> What this task involves: Set down the full listing exactly as given. Any pictures are to be left out.

> Data block:
- - -

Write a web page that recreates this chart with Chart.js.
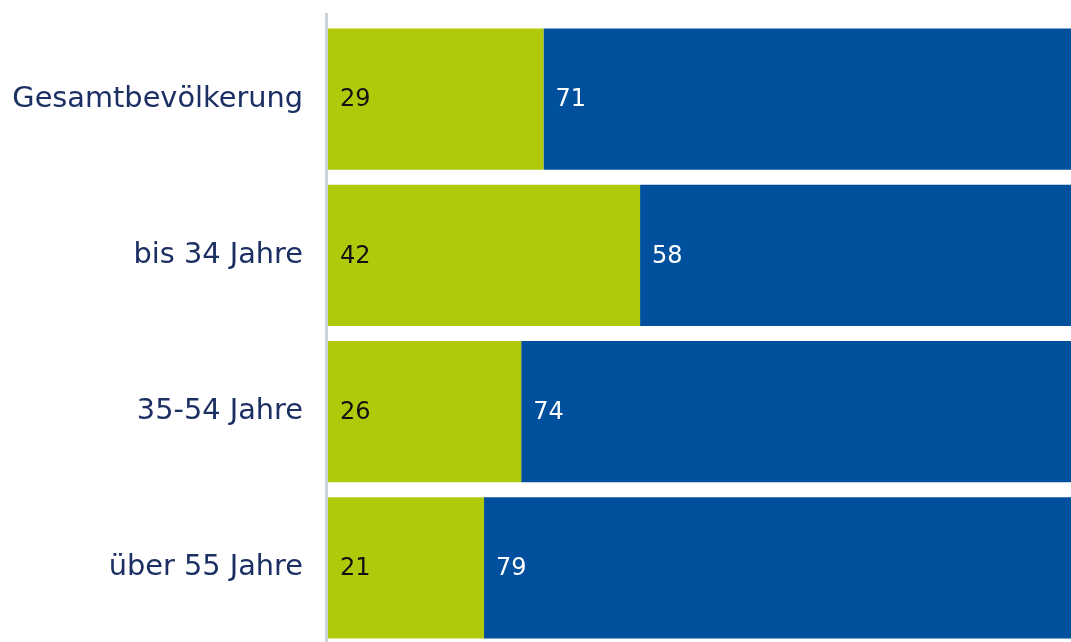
<!DOCTYPE html>
<html>
<head>
<meta charset="utf-8">
<script src="https://cdn.jsdelivr.net/npm/chart.js@4/dist/chart.umd.min.js"></script>
<style>
  html, body { margin: 0; padding: 0; background: #ffffff; overflow: hidden; }
  #wrap { width: 1071px; height: 642px; overflow: hidden; }
</style>
</head>
<body>
<div id="wrap"><canvas id="c" width="1071" height="646"></canvas></div>
<script>
const categories = ["Gesamtbevölkerung", "bis 34 Jahre", "35-54 Jahre", "über 55 Jahre"];
const greenValues = [29, 42, 26, 21];
const blueValues = [71, 58, 74, 79];
const seriesNames = ["Anteil A", "Anteil B"];

const GREEN = "#b0ca0b";
const BLUE = "#00509e";
const FONT = "'DejaVu Sans', sans-serif";

const axisLinePlugin = {
  id: "axisLine",
  afterDatasetsDraw(chart) {
    const { ctx, chartArea } = chart;
    ctx.save();
    ctx.fillStyle = "#cdd2dd";
    ctx.fillRect(chartArea.left - 3, chartArea.top - 8, 3, chart.height);
    ctx.restore();
  }
};

const valueLabelPlugin = {
  id: "valueLabels",
  afterDatasetsDraw(chart) {
    const { ctx } = chart;
    ctx.save();
    ctx.font = "24px " + FONT;
    ctx.textAlign = "left";
    ctx.textBaseline = "middle";
    chart.data.datasets.forEach((ds, di) => {
      const meta = chart.getDatasetMeta(di);
      ctx.fillStyle = di === 0 ? "#111111" : "#ffffff";
      meta.data.forEach((bar, i) => {
        const start = Math.min(bar.base, bar.x);
        ctx.fillText(String(ds.data[i]), start + 12, bar.y + 1);
      });
    });
    ctx.restore();
  }
};

new Chart(document.getElementById("c"), {
  type: "bar",
  data: {
    labels: categories,
    datasets: [
      { label: seriesNames[0], data: greenValues, backgroundColor: GREEN, borderWidth: 0 },
      { label: seriesNames[1], data: blueValues, backgroundColor: BLUE, borderWidth: 0 }
    ]
  },
  options: {
    indexAxis: "y",
    responsive: false,
    animation: false,
    devicePixelRatio: 1,
    layout: { padding: { top: 21, bottom: 0, left: 0, right: 0 } },
    categoryPercentage: 1,
    barPercentage: 0.904,
    plugins: { legend: { display: false }, tooltip: { enabled: false } },
    scales: {
      x: { stacked: true, min: 0, max: 100, display: false },
      y: {
        stacked: true,
        grid: { display: false, drawTicks: false },
        border: { display: false },
        ticks: { color: "#1b2f63", font: { family: FONT, size: 28.8 }, padding: 25 },
        afterFit(scale) { scale.width = 328; scale.paddingTop = 0; scale.paddingBottom = 0; }
      }
    }
  },
  plugins: [axisLinePlugin, valueLabelPlugin]
});
</script>
</body>
</html>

- - -

> Task answer:
Write a web page that recreates this chart with Chart.js.
<!DOCTYPE html>
<html>
<head>
<meta charset="utf-8">
<script src="https://cdn.jsdelivr.net/npm/chart.js@4/dist/chart.umd.min.js"></script>
<style>
  html, body { margin: 0; padding: 0; background: #ffffff; overflow: hidden; }
  #wrap { width: 1071px; height: 642px; overflow: hidden; }
</style>
</head>
<body>
<div id="wrap"><canvas id="c" width="1071" height="646"></canvas></div>
<script>
const categories = ["Gesamtbevölkerung", "bis 34 Jahre", "35-54 Jahre", "über 55 Jahre"];
const greenValues = [29, 42, 26, 21];
const blueValues = [71, 58, 74, 79];
const seriesNames = ["Anteil A", "Anteil B"];

const GREEN = "#b0ca0b";
const BLUE = "#00509e";
const FONT = "'DejaVu Sans', sans-serif";

const axisLinePlugin = {
  id: "axisLine",
  afterDatasetsDraw(chart) {
    const { ctx, chartArea } = chart;
    ctx.save();
    ctx.fillStyle = "#cdd2dd";
    ctx.fillRect(chartArea.left - 3, chartArea.top - 8, 3, chart.height);
    ctx.restore();
  }
};

const valueLabelPlugin = {
  id: "valueLabels",
  afterDatasetsDraw(chart) {
    const { ctx } = chart;
    ctx.save();
    ctx.font = "24px " + FONT;
    ctx.textAlign = "left";
    ctx.textBaseline = "middle";
    chart.data.datasets.forEach((ds, di) => {
      const meta = chart.getDatasetMeta(di);
      ctx.fillStyle = di === 0 ? "#111111" : "#ffffff";
      meta.data.forEach((bar, i) => {
        const start = Math.min(bar.base, bar.x);
        ctx.fillText(String(ds.data[i]), start + 12, bar.y + 1);
      });
    });
    ctx.restore();
  }
};

new Chart(document.getElementById("c"), {
  type: "bar",
  data: {
    labels: categories,
    datasets: [
      { label: seriesNames[0], data: greenValues, backgroundColor: GREEN, borderWidth: 0 },
      { label: seriesNames[1], data: blueValues, backgroundColor: BLUE, borderWidth: 0 }
    ]
  },
  options: {
    indexAxis: "y",
    responsive: false,
    animation: false,
    devicePixelRatio: 1,
    layout: { padding: { top: 21, bottom: 0, left: 0, right: 0 } },
    categoryPercentage: 1,
    barPercentage: 0.904,
    plugins: { legend: { display: false }, tooltip: { enabled: false } },
    scales: {
      x: { stacked: true, min: 0, max: 100, display: false },
      y: {
        stacked: true,
        grid: { display: false, drawTicks: false },
        border: { display: false },
        ticks: { color: "#1b2f63", font: { family: FONT, size: 28.8 }, padding: 25 },
        afterFit(scale) { scale.width = 328; scale.paddingTop = 0; scale.paddingBottom = 0; }
      }
    }
  },
  plugins: [axisLinePlugin, valueLabelPlugin]
});
</script>
</body>
</html>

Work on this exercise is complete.